Case Study

Designing an icon library

tl;dr

Designing a library of more than 300 icons that became part of Paymentus' design system. To support consistent implementation across products, I also developed a downloadable icon font and partnered with Engineering to drive its adoption across the company's digital payment platform. The icon library remains in active use today.

A collection of more than 300 icons designed to provide a consistent visual language across Paymentus’ digital products. The library supports navigation, feature discoverability, and usability while enabling a cohesive user experience.

The icon library was built on a shared construction grid that established consistent proportions while allowing for optical refinement, ensuring every icon appeared balanced and aligned when used alongside text and UI components.

The icon system was built on a consistent 100 × 100 px grid, with each icon aligned to the baseline of the Proxima Nova typeface used throughout Paymentus’ products. Designing the icons around the typography minimized alignment adjustments during implementation and ensured they sat naturally alongside text in production.
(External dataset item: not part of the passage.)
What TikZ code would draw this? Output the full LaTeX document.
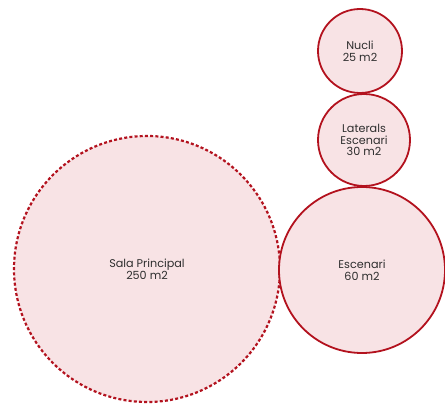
\documentclass[tikz,border=0pt]{standalone}
\usepackage{fontspec}
\setmainfont{Poppins}
\usepackage{tikz}
\definecolor{roomred}{HTML}{B3121E}
\definecolor{roomfill}{HTML}{F8E3E5}
\definecolor{roomtext}{HTML}{2E2E2E}
\tikzset{room/.style={circle, draw=roomred, fill=roomfill, line width=1.8pt,
  inner sep=0pt, align=center, text=roomtext, font=\fontsize{11.2}{11.8}\selectfont}}

\begin{document}
\begin{tikzpicture}[x=1pt,y=-1pt]
\useasboundingbox (0,0) rectangle (445,406);
\node[room, minimum size=266pt, dash pattern=on 3pt off 2.2pt, line width=2.2pt]
  (sala) at (147,269) {Sala Principal\\250 m2};
\node[room, minimum size=166pt] (escenari) at (362,270) {Escenari\\60 m2};
\node[room, minimum size=92pt] (laterals) at (364,140) {Laterals\\Escenari\\30 m2};
\node[room, minimum size=84pt] (nucli) at (360,51) {Nucli\\25 m2};
\end{tikzpicture}
\end{document}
Each icon was carefully crafted and optically balanced to ensure consistent visual perception, with subtle geometric adjustments applied where necessary to achieve visual harmony

The icon system was designed around the typography used throughout Paymentus’ products, ensuring icons aligned consistently with text and required minimal manual adjustment in production.
Icons were designed as part of a broader visual system, using consistent styling and paired variants to communicate meaning while reinforcing a cohesive user experience.
Building icons as reusable components enabled related actions to share a common visual foundation, improving consistency while reducing the need to create entirely new icons.
A consistent dual-style approach enabled the same icon to communicate varying levels of emphasis without sacrificing recognizability.

The library was initially developed as an outline icon set to provide a clean and consistent visual language. As the design system evolved, I introduced filled variants for icons primarily used in buttons and other high-emphasis interactive controls, improving affordance while maintaining consistency across the system.

Paired outline and filled variants provided visual flexibility while preserving consistency across different UI contexts.